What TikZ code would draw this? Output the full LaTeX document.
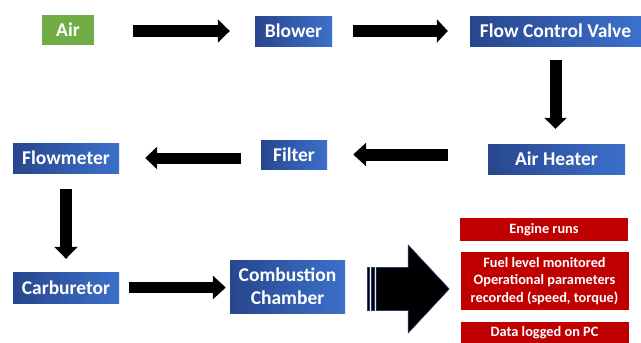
\documentclass[tikz,border=0pt]{standalone}
\usepackage{fontspec}
\setmainfont{Carlito}
\usetikzlibrary{arrows.meta}
\definecolor{bluedark}{RGB}{40,70,142}
\definecolor{bluelight}{RGB}{60,112,202}
\definecolor{airgreen}{RGB}{112,173,71}
\definecolor{boxred}{RGB}{192,0,0}
\definecolor{arrowedge}{RGB}{40,60,110}
\tikzset{
  bluebox/.style={left color=bluedark, right color=bluelight, text=white,
    font=\fontsize{19.5}{23}\selectfont\bfseries, inner sep=0pt, align=center},
  greenbox/.style={fill=airgreen, text=white,
    font=\fontsize{19.5}{23}\selectfont\bfseries, inner sep=0pt},
  redbox/.style={fill=boxred, text=white, minimum width=168pt,
    font=\fontsize{14.3}{17.5}\selectfont\bfseries, inner sep=0pt, align=center},
  blk/.style={line width=12pt, black, -{Triangle[length=12pt,width=23pt]}},
}
\begin{document}
\begin{tikzpicture}[x=1pt,y=-1pt]
\useasboundingbox (0,0) rectangle (641,343);
% row 1
\node[greenbox, minimum width=52pt, minimum height=30pt] (air) at (68,29.5) {Air};
\node[bluebox, minimum width=77pt, minimum height=30pt] (blower) at (293.5,31) {Blower};
\node[bluebox, minimum width=171pt, minimum height=30pt] (fcv) at (555.5,31) {Flow Control Valve};
% row 2
\node[bluebox, minimum width=137pt, minimum height=30pt] (heater) at (556.5,159) {Air Heater};
\node[bluebox, minimum width=66pt, minimum height=29pt] (filter) at (294,154.5) {Filter};
\node[bluebox, minimum width=106pt, minimum height=30pt] (flow) at (66,158) {Flowmeter};
% row 3
\node[bluebox, minimum width=106pt, minimum height=31pt] (carb) at (66,287.5) {Carburetor};
\node[bluebox, minimum width=115pt, minimum height=53pt] (comb) at (287.5,286.5) {Combustion\\Chamber};
% red boxes
\node[redbox, minimum height=23pt] (red1) at (544,229.5) {Engine runs};
\node[redbox, minimum height=58pt] (red2) at (544.5,281) {Fuel level monitored\\Operational parameters\\recorded (speed, torque)};
\node[redbox, minimum height=21pt] (red3) at (544.5,332.5) {Data logged on PC};
% connectors
\draw[blk] ([xshift=39pt]air.east |- blower.west) -- ([xshift=-25pt]blower.west);
\draw[blk, -{Triangle[length=11pt,width=23pt]}] ([xshift=21pt]blower.east) -- ([xshift=-22pt]fcv.west);
\draw[blk, -{Triangle[length=11pt,width=22pt]}] ([yshift=-14pt]fcv.south) -- ([yshift=15pt]fcv.south |- heater.north);
\draw[blk, -{Triangle[length=13pt,width=23pt]}] ([xshift=-40pt]heater.west |- filter.east) -- ([xshift=26pt]filter.east);
\draw[blk, line width=11pt, -{Triangle[length=12pt,width=22pt]}] ([xshift=-20pt]filter.west |- flow.east) -- ([xshift=26pt]flow.east);
\draw[blk] ([yshift=-16pt]flow.south) -- ([yshift=13pt]carb.north);
\draw[blk, line width=11pt, -{Triangle[length=13pt,width=23pt]}] ([xshift=10pt]carb.east) -- ([xshift=-4pt]carb.east -| comb.west);
% striped block arrow
\coordinate (ba) at ([xshift=22pt]comb.east |- 0,289);
\begin{scope}[fill=black, draw=arrowedge, line width=0.6pt]
\filldraw (ba) ++(9,-21.5) -- ++(32,0) -- ++(0,-22.5) -- ++(41,44) -- ++(-41,44) -- ++(0,-22.5) -- ++(-32,0) -- cycle;
\filldraw (ba) ++(0,-21.5) rectangle ++(2.5,43);
\filldraw (ba) ++(4,-21.5) rectangle ++(3,43);
\end{scope}
\end{tikzpicture}
\end{document}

+ + + + +

- What to produce
Write out the listing above exactly as it stands, pictures excluded.

- Answer in full
What TikZ code would draw this? Output the full LaTeX document.
\documentclass[tikz,border=0pt]{standalone}
\usepackage{fontspec}
\setmainfont{Carlito}
\usetikzlibrary{arrows.meta}
\definecolor{bluedark}{RGB}{40,70,142}
\definecolor{bluelight}{RGB}{60,112,202}
\definecolor{airgreen}{RGB}{112,173,71}
\definecolor{boxred}{RGB}{192,0,0}
\definecolor{arrowedge}{RGB}{40,60,110}
\tikzset{
  bluebox/.style={left color=bluedark, right color=bluelight, text=white,
    font=\fontsize{19.5}{23}\selectfont\bfseries, inner sep=0pt, align=center},
  greenbox/.style={fill=airgreen, text=white,
    font=\fontsize{19.5}{23}\selectfont\bfseries, inner sep=0pt},
  redbox/.style={fill=boxred, text=white, minimum width=168pt,
    font=\fontsize{14.3}{17.5}\selectfont\bfseries, inner sep=0pt, align=center},
  blk/.style={line width=12pt, black, -{Triangle[length=12pt,width=23pt]}},
}
\begin{document}
\begin{tikzpicture}[x=1pt,y=-1pt]
\useasboundingbox (0,0) rectangle (641,343);
% row 1
\node[greenbox, minimum width=52pt, minimum height=30pt] (air) at (68,29.5) {Air};
\node[bluebox, minimum width=77pt, minimum height=30pt] (blower) at (293.5,31) {Blower};
\node[bluebox, minimum width=171pt, minimum height=30pt] (fcv) at (555.5,31) {Flow Control Valve};
% row 2
\node[bluebox, minimum width=137pt, minimum height=30pt] (heater) at (556.5,159) {Air Heater};
\node[bluebox, minimum width=66pt, minimum height=29pt] (filter) at (294,154.5) {Filter};
\node[bluebox, minimum width=106pt, minimum height=30pt] (flow) at (66,158) {Flowmeter};
% row 3
\node[bluebox, minimum width=106pt, minimum height=31pt] (carb) at (66,287.5) {Carburetor};
\node[bluebox, minimum width=115pt, minimum height=53pt] (comb) at (287.5,286.5) {Combustion\\Chamber};
% red boxes
\node[redbox, minimum height=23pt] (red1) at (544,229.5) {Engine runs};
\node[redbox, minimum height=58pt] (red2) at (544.5,281) {Fuel level monitored\\Operational parameters\\recorded (speed, torque)};
\node[redbox, minimum height=21pt] (red3) at (544.5,332.5) {Data logged on PC};
% connectors
\draw[blk] ([xshift=39pt]air.east |- blower.west) -- ([xshift=-25pt]blower.west);
\draw[blk, -{Triangle[length=11pt,width=23pt]}] ([xshift=21pt]blower.east) -- ([xshift=-22pt]fcv.west);
\draw[blk, -{Triangle[length=11pt,width=22pt]}] ([yshift=-14pt]fcv.south) -- ([yshift=15pt]fcv.south |- heater.north);
\draw[blk, -{Triangle[length=13pt,width=23pt]}] ([xshift=-40pt]heater.west |- filter.east) -- ([xshift=26pt]filter.east);
\draw[blk, line width=11pt, -{Triangle[length=12pt,width=22pt]}] ([xshift=-20pt]filter.west |- flow.east) -- ([xshift=26pt]flow.east);
\draw[blk] ([yshift=-16pt]flow.south) -- ([yshift=13pt]carb.north);
\draw[blk, line width=11pt, -{Triangle[length=13pt,width=23pt]}] ([xshift=10pt]carb.east) -- ([xshift=-4pt]carb.east -| comb.west);
% striped block arrow
\coordinate (ba) at ([xshift=22pt]comb.east |- 0,289);
\begin{scope}[fill=black, draw=arrowedge, line width=0.6pt]
\filldraw (ba) ++(9,-21.5) -- ++(32,0) -- ++(0,-22.5) -- ++(41,44) -- ++(-41,44) -- ++(0,-22.5) -- ++(-32,0) -- cycle;
\filldraw (ba) ++(0,-21.5) rectangle ++(2.5,43);
\filldraw (ba) ++(4,-21.5) rectangle ++(3,43);
\end{scope}
\end{tikzpicture}
\end{document}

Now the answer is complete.